Dangit! You go to take a bath and all of the cool jobs are taken. Guess I’ll have to be the flight attendant…but I’m going to be surly, I am. And none of this calling me “stewardess” either.
wooooooohooooooooo now there’s an idea
I’d struggle with an imitation of a mincing, camp steward but I might redeem myself with a nice ‘I’m a little teapot’ interpretation of the “The Nearest Exit is…” dance. Can I nominate myself for senior trolly dolly ?
Or maybe I could play the guitar like in Airplane!
So, Sue, looks like we have a plan.
Ours will the 737 doing aerobatics. Could you fix us a place to land, or do we just ditch the plane in a lake and check if the seats really are flotation devices ?
And don’t be so mad, tater - tell you what, we’ll let you do all the cool radio communication with the tower (and with the RCAF interceptors), how’s that ?
(“Dope 1 to Tower: It’s 10006 miles to Edmonton. We’ve got a full load of fuel, half a pantry’s worth of booze, it’s dark and we’re wearing sunglasses, over”)
S. Norman
“Tower to Dope 1. Hit it!”
Could y’all swing by DC on your way?
Spiny, we’re taking a detour. Load up some more booze
Good thing I crept out of the plane in Dublin…

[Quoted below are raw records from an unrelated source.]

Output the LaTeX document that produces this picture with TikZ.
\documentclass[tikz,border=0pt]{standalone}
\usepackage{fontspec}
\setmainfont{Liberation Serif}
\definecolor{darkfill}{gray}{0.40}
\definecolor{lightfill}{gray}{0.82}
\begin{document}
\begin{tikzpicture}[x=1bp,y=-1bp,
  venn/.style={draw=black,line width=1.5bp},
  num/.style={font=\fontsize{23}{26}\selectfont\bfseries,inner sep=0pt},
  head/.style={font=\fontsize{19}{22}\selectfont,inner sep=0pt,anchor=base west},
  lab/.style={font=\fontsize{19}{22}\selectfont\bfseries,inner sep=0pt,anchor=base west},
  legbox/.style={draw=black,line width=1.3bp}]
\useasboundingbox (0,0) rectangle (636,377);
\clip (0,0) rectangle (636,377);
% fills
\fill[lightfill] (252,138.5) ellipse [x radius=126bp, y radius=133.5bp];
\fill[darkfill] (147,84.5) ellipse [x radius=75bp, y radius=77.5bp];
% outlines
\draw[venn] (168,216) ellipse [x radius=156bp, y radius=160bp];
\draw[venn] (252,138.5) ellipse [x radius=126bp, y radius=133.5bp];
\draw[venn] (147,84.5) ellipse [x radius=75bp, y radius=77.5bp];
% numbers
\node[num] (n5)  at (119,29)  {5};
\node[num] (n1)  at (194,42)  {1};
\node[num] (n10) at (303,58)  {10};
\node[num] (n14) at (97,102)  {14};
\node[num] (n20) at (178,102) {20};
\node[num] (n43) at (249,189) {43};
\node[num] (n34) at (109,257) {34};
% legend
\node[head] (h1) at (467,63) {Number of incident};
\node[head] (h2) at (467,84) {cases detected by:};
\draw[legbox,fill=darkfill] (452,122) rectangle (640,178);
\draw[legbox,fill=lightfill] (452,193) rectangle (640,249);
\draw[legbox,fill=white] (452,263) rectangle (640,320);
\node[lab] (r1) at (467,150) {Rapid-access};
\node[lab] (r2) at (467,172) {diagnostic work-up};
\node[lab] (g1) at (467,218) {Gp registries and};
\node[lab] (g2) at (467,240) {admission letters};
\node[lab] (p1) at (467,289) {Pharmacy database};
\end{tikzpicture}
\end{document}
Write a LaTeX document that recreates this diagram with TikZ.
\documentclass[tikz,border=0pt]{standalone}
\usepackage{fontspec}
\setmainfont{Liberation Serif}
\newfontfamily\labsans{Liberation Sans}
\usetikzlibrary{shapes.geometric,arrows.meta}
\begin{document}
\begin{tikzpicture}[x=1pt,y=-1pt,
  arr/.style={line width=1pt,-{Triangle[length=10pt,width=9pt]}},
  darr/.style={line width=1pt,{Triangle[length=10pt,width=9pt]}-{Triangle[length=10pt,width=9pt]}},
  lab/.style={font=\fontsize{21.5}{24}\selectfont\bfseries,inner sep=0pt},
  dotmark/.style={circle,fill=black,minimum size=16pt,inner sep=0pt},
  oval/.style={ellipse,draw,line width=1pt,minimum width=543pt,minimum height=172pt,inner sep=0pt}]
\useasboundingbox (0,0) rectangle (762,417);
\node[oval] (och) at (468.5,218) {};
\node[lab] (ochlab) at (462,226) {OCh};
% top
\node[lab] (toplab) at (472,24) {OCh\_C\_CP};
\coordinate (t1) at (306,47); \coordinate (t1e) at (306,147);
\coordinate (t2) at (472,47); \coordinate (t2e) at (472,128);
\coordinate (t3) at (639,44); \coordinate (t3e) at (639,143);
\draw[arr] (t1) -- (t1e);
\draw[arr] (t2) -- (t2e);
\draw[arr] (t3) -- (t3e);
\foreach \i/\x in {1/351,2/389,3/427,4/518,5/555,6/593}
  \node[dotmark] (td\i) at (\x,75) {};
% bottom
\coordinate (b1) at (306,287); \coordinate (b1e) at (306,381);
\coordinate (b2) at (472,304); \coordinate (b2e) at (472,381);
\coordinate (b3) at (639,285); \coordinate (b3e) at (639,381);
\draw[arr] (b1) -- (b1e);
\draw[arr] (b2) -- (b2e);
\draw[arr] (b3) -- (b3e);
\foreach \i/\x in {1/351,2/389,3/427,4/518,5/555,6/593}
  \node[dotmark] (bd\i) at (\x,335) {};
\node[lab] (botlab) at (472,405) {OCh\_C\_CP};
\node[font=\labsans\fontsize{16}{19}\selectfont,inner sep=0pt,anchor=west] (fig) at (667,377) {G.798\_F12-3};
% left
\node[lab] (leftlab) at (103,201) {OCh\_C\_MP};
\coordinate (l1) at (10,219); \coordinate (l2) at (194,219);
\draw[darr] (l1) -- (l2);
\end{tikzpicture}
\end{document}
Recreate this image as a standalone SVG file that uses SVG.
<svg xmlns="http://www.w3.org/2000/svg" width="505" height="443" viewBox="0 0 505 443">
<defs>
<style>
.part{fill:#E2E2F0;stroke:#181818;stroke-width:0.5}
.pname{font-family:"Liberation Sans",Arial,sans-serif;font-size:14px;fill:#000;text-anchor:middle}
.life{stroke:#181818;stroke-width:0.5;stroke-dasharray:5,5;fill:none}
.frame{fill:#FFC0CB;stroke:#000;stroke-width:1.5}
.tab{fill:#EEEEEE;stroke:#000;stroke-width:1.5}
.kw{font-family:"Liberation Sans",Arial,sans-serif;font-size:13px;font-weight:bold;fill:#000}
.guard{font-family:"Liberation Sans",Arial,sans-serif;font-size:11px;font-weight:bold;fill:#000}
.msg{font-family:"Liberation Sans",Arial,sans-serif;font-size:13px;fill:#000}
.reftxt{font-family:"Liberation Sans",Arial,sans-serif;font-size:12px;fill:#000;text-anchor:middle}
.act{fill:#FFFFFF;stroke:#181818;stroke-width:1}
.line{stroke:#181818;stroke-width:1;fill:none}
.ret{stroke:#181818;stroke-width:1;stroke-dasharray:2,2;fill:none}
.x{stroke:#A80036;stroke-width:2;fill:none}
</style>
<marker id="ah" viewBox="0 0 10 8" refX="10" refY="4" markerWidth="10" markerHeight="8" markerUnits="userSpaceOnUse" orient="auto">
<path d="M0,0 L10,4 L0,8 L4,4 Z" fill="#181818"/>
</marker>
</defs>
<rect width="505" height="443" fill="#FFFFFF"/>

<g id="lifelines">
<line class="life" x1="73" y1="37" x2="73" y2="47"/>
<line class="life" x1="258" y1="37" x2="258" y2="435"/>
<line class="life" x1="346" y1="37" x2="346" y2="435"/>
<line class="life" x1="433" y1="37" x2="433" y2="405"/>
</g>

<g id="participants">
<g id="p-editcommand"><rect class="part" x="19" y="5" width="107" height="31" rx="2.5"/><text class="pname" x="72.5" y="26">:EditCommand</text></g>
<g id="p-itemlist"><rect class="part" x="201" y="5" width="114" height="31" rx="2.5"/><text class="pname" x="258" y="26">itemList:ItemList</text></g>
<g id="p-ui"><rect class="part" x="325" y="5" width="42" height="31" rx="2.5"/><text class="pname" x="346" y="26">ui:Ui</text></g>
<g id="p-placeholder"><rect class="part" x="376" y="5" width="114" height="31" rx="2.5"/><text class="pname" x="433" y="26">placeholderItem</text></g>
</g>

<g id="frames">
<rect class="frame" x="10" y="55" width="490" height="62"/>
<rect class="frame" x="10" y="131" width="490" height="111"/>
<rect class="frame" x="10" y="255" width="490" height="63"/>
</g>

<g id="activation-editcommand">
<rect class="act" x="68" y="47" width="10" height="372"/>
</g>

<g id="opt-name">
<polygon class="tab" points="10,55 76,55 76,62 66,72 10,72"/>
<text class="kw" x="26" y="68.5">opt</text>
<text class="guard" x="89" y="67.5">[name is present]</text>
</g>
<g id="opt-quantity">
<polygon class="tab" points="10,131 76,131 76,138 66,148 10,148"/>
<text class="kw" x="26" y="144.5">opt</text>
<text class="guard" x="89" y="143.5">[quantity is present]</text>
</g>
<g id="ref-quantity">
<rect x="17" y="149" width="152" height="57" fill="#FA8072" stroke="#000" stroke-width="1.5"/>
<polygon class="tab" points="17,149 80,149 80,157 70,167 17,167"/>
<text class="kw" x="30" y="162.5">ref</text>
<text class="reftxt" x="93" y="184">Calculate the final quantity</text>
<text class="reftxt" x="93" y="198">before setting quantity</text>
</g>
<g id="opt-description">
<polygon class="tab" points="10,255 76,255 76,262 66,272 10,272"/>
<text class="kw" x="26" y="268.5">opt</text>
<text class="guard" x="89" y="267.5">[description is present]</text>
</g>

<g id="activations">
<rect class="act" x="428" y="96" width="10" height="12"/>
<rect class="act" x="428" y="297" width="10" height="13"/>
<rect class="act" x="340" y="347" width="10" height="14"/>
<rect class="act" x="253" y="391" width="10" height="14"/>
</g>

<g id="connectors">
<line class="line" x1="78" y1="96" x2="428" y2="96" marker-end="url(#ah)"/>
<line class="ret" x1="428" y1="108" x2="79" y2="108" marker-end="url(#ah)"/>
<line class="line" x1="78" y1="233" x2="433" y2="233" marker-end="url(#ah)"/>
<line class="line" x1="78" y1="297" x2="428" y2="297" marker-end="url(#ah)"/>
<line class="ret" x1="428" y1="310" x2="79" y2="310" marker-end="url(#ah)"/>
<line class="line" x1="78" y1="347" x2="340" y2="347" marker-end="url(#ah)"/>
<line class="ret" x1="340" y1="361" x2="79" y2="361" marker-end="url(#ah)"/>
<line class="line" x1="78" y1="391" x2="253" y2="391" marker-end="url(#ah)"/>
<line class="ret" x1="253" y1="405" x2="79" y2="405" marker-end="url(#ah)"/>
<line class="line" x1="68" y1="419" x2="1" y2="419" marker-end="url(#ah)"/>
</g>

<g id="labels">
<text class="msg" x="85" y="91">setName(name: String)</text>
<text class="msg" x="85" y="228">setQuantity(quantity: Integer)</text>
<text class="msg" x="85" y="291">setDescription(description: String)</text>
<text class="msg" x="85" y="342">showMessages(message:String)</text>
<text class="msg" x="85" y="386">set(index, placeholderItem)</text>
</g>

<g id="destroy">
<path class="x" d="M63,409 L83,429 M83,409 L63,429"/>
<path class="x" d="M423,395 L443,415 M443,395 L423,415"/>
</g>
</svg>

Have fun, kids. I’ll hold the fort here.
Eeek, if Moosie’s staying who will I do the happy giggles dance with?!?!
:::whine:::Coldy you work in a bank, can’t you just embezzle us some money to fly Sue over? I dare not leave Globy alone in Ireland, lest she steal all the cute guys.
…Oops, I hear MisterTot’s key in the door, gotta run.
Three more days 'till my vacation. How can I be expected to work under these conditions?
Work? What’s that?
It’s not a Fort, it’s a Boeing. Now gimme the keys dammit!
A de-tour to D-C ?
Hey Coldie, get your hands of the keys - I called dibs on the front left seat first, so there! Right, kick the tires, light the fires, chocks away. Somebody do something constructive with the flaps and I’ll pull these levers in the middle. Could somebody please hum the theme from Top Gun ?
Pssst, Globey, I’ll bet ya $10 that those boys forgot to pack a map. Should we call for a rescue plane to be sent to Greenland before or after we’ve had our dinner?
Well, it’s not like they’ll stop to ask for directions.